5. スライスソフトでの設定とプリント準備
最後に、エクスポートした3Dデータをスライスソフト(スライサー)に取り込み、プリントの準備をします。スライサーは、3Dモデルを層に分けてプリントできる形に変換し、プリンターが動作するための指示を出します。
重要なポイント
- プリントパラメータの設定:スライスソフトで、レイヤーの高さ、充填率(インフィル)、サポート材の有無、プリント速度などを設定します。プリントするオブジェクトの精度や強度に応じて、これらのパラメータを調整することが重要です。
- サポート材とラフトの使用:オーバーハングや複雑な形状のあるモデルでは、サポート材やラフトを使用することが推奨されます。サポート材は後で取り除く必要があるため、取り外しやすい位置に配置するようにしましょう。

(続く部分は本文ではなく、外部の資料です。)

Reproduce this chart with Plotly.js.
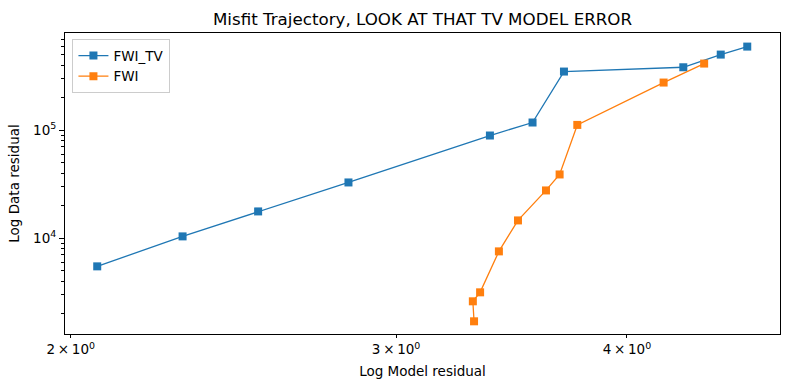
<!DOCTYPE html>
<html>
<head>
<meta charset="utf-8">
<script src="https://cdn.plot.ly/plotly-3.0.1.min.js"></script>
<style>html,body{margin:0;padding:0;background:#fff;}#chart{width:789px;height:390px;}</style>
</head>
<body>
<div id="chart"></div>
<script>
// FWI_TV trajectory (model residual, data residual)
const fwiTvModel = [4.647, 4.496, 4.291, 3.698, 3.556, 3.372, 2.827, 2.526, 2.299, 2.067];
const fwiTvData  = [595700, 502200, 383100, 349600, 117850, 89300, 32790, 17670, 10370, 5470];
// FWI trajectory
const fwiModel = [4.404, 4.187, 3.760, 3.678, 3.616, 3.492, 3.410, 3.331, 3.301, 3.306];
const fwiData  = [414600, 276500, 111970, 38890, 27650, 14580, 7530, 3142, 2594, 1693];

const xTickVals = [2, 3, 4];
const xTickText = ['2\u2009\u00d7\u200910<sup>0</sup>', '3\u2009\u00d7\u200910<sup>0</sup>', '4\u2009\u00d7\u200910<sup>0</sup>'];
const yTickVals = [1e4, 1e5];
const yTickText = ['10<sup>4</sup>', '10<sup>5</sup>'];
const yMinorVals = [2e3, 3e3, 4e3, 5e3, 6e3, 7e3, 8e3, 9e3, 2e4, 3e4, 4e4, 5e4, 6e4, 7e4, 8e4, 9e4, 2e5, 3e5, 4e5, 5e5, 6e5, 7e5];

const font = 'DejaVu Sans, sans-serif';

const traces = [
  {x: fwiTvModel, y: fwiTvData, name: 'FWI_TV', mode: 'lines+markers', type: 'scatter',
   line: {color: '#1f77b4', width: 1.3}, marker: {symbol: 'square', size: 8, color: '#1f77b4'}},
  {x: fwiModel, y: fwiData, name: 'FWI', mode: 'lines+markers', type: 'scatter',
   line: {color: '#ff7f0e', width: 1.3}, marker: {symbol: 'square', size: 8, color: '#ff7f0e'}}
];

const layout = {
  width: 789, height: 390,
  margin: {l: 65, r: 9, t: 33, b: 56},
  paper_bgcolor: '#fff', plot_bgcolor: '#fff',
  font: {family: font, color: '#000', size: 13.5},
  title: {text: 'Misfit Trajectory, LOOK AT THAT TV MODEL ERROR', font: {family: font, size: 16.7, color: '#000'},
          x: 0.5355, xanchor: 'center', y: 1, yref: 'paper', yanchor: 'bottom', pad: {b: 8}},
  xaxis: {type: 'log', range: [0.2979, 0.6849], tickmode: 'array', tickvals: xTickVals, ticktext: xTickText,
          ticks: 'outside', ticklen: 3, tickwidth: 1, tickcolor: '#000',
          showline: true, linecolor: '#000', linewidth: 1, mirror: true, showgrid: false, zeroline: false,
          tickfont: {family: font, size: 13.5},
          title: {text: 'Log Model residual', font: {family: font, size: 13.5}, standoff: 10}},
  yaxis: {type: 'log', range: [3.111, 5.901], tickmode: 'array', tickvals: yTickVals, ticktext: yTickText,
          ticks: 'outside', ticklen: 5, tickwidth: 1, tickcolor: '#000',
          minor: {tickmode: 'array', tickvals: yMinorVals, ticks: 'outside', ticklen: 3, tickwidth: 1, tickcolor: '#000', showgrid: false},
          showline: true, linecolor: '#000', linewidth: 1, mirror: true, showgrid: false, zeroline: false,
          tickfont: {family: font, size: 13.5},
          title: {text: 'Log Data residual', font: {family: font, size: 13.5}, standoff: 10}},
  legend: {x: 0.0104, y: 0.979, xanchor: 'left', yanchor: 'top', bgcolor: 'rgba(255,255,255,0.8)',
           bordercolor: '#cccccc', borderwidth: 1, font: {family: font, size: 13.5}, itemwidth: 30},
  showlegend: true
};

Plotly.newPlot('chart', traces, layout, {displayModeBar: false, staticPlot: true});
</script>
</body>
</html>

- Gコードの生成:スライスソフトで設定が完了したら、最終的にGコードという形式のファイルを生成します。Gコードは、プリンターに対して具体的にどのように動作するかを指示するもので、これをプリンターに読み込ませてプリントが始まります。
まとめ
3Dプリント用のデータ作成は、単にモデルを設計するだけではなく、プリント精度や強度、使いやすさを考慮して進める必要があります。今回紹介した5つのステップに従って、アイデアのスケッチからモデリング、ファイルのエクスポート、スライスソフトでの最終設定までのプロセスをしっかりと進めることで、高品質な3Dプリントが実現できるはず。皆さんもレッツトライです!